Knowing your place and helping your employees understand their place within the company, is hence, a very important exercise in attracting and retaining good talent in India.
Finding, Attracting and Retaining Partners
Finding partners in India can be a more challenging exercise because of the monetary commitments involved. It is highly recommended that companies go through their chambers of commerce or reputed organisations (e.g. Swissnex) to forge partnerships, as the background work on potential partners is already done for you in these cases. Finding partners by yourself can be an extremely daunting and risky exercise unless you have a local you can trust.
Attracting and retaining partners is less complex than in the case of employees, as your offering and potential will be the best motivator for potential partners to sign the deal with you.
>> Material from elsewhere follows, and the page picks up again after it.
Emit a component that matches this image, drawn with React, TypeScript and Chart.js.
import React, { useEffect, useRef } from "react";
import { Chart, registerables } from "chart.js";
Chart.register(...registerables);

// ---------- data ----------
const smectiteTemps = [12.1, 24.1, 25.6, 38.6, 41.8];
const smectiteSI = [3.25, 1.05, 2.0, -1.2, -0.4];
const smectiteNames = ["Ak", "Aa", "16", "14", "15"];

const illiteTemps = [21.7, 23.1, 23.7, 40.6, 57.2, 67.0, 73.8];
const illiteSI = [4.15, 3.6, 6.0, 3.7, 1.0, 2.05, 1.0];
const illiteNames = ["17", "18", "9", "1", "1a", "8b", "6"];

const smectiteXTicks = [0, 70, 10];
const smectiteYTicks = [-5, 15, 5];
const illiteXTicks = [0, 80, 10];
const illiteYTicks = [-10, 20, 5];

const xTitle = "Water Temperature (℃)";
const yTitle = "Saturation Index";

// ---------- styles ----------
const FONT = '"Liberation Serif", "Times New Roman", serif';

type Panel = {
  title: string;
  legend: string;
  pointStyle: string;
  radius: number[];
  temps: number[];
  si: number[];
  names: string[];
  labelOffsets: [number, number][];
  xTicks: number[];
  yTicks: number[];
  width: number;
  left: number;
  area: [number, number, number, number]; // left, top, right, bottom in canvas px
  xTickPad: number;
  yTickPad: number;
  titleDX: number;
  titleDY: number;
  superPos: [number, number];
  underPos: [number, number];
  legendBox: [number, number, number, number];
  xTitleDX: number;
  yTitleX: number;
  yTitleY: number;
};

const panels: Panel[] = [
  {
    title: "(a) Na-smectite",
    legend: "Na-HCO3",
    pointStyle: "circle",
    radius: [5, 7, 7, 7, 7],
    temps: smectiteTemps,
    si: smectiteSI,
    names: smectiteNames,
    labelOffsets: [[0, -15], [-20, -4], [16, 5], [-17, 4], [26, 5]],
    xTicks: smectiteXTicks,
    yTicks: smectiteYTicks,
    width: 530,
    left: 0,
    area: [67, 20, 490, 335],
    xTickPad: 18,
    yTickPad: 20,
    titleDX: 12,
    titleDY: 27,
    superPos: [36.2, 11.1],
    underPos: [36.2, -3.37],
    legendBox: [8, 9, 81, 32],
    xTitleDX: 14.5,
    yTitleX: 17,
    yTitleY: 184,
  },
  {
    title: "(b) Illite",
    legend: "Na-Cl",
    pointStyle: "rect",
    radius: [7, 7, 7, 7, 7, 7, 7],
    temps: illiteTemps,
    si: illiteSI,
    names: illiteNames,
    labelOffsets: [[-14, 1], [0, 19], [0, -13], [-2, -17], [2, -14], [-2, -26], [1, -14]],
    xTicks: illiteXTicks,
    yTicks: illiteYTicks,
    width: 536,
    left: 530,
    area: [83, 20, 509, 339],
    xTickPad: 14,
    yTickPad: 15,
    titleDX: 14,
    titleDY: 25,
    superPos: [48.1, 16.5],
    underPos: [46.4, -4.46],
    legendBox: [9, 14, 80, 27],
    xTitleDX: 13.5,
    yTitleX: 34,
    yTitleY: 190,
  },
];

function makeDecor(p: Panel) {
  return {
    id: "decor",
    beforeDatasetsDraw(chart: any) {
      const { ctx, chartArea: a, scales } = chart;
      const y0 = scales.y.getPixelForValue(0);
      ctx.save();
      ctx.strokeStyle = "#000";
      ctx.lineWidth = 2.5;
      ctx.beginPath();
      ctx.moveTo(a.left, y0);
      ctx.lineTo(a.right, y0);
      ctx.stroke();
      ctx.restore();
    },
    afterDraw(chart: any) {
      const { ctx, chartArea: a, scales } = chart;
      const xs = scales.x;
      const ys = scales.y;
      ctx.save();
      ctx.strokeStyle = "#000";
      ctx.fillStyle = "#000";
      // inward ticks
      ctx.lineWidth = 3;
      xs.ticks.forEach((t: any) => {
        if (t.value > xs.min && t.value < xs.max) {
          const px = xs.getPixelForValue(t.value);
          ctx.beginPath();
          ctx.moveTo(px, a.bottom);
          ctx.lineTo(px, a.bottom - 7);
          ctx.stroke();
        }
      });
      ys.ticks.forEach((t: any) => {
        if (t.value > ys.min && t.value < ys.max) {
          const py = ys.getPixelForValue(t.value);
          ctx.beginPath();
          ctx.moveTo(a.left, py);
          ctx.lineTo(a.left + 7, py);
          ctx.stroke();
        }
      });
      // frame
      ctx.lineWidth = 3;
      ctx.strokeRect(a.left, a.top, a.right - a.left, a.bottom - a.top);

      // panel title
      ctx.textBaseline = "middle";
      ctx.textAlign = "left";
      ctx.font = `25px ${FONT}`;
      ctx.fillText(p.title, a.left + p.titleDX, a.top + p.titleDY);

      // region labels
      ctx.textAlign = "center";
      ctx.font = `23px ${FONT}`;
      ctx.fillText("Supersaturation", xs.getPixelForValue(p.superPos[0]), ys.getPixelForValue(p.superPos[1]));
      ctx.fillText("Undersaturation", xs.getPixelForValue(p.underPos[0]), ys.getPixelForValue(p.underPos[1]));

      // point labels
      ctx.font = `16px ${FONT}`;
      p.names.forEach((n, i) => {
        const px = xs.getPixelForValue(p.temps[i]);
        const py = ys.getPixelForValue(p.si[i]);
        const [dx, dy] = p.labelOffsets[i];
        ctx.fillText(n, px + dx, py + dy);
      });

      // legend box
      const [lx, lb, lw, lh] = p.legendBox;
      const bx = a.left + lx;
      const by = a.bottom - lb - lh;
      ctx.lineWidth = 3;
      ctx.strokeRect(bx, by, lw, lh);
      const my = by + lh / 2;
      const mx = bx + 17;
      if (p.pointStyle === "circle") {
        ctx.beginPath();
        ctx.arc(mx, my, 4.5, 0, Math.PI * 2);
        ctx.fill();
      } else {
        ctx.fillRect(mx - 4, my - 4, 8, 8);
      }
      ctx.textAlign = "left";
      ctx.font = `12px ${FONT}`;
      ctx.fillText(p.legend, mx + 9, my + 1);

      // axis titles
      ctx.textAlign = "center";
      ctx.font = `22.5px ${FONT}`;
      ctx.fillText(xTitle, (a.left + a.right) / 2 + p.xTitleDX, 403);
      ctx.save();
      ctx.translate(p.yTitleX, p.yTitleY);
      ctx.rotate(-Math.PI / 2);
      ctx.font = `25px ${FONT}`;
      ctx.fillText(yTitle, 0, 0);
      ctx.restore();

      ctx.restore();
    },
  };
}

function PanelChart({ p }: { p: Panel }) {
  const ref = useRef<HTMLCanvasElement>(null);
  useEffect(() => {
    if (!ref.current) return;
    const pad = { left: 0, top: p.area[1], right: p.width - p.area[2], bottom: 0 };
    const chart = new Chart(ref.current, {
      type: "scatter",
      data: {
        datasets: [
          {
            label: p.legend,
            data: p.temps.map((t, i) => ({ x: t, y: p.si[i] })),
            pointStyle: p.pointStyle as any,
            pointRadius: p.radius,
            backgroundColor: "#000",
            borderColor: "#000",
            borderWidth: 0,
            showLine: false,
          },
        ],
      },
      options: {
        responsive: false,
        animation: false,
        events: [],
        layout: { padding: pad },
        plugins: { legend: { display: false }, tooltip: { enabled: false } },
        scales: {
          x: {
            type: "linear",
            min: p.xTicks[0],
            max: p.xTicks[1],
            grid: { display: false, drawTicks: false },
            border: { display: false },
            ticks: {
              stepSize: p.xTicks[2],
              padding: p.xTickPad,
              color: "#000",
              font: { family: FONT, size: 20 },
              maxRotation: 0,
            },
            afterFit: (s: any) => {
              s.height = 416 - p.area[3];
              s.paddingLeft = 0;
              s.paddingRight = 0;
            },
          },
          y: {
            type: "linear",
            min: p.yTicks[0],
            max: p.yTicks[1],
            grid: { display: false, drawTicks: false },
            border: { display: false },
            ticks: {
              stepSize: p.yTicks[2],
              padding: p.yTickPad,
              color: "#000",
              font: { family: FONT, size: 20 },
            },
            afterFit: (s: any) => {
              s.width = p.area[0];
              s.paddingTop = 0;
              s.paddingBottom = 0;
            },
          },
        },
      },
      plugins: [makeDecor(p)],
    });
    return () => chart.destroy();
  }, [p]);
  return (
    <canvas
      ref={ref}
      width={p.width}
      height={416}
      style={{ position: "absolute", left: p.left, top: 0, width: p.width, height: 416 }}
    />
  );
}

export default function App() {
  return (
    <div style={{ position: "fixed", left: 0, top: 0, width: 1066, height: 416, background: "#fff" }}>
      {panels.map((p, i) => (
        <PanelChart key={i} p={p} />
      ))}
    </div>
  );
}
Keeping the details of the deal transparent and clear is recommended, as is ensuring that any contract is discussed in its entirety and the necessary signatures obtained.
Past the contractual agreement, as India is a relationship oriented culture, it is recommended that you try to maintain a good personal relationship with your partner(s). India tends to be more individualistic and transactional in cities like Bangalore and Mumbai, and more relationship oriented in more rural areas - so where you are will be a definitive factor in the extent of relationship that is expected.
Short case study
In the events management company co-founded by the author, a team of 20 individuals were carefully built in the first few years, quickly earning the company and its employees good repute in the events industry. As expected, a large multinational events management firm started its efforts to headhunt some of the better employees, offering them higher salaries. The employees’ response - “We refuse, because in a bigger company, we would be just another employee, whereas here, we are a part of making the company grow.” The factors that went in our favor were: 1) Huge efforts to brand ourselves to be one of the better known companies in the industry, 2) Taking good care of employees and their welfare and 3) A promise of quick growth within the young company.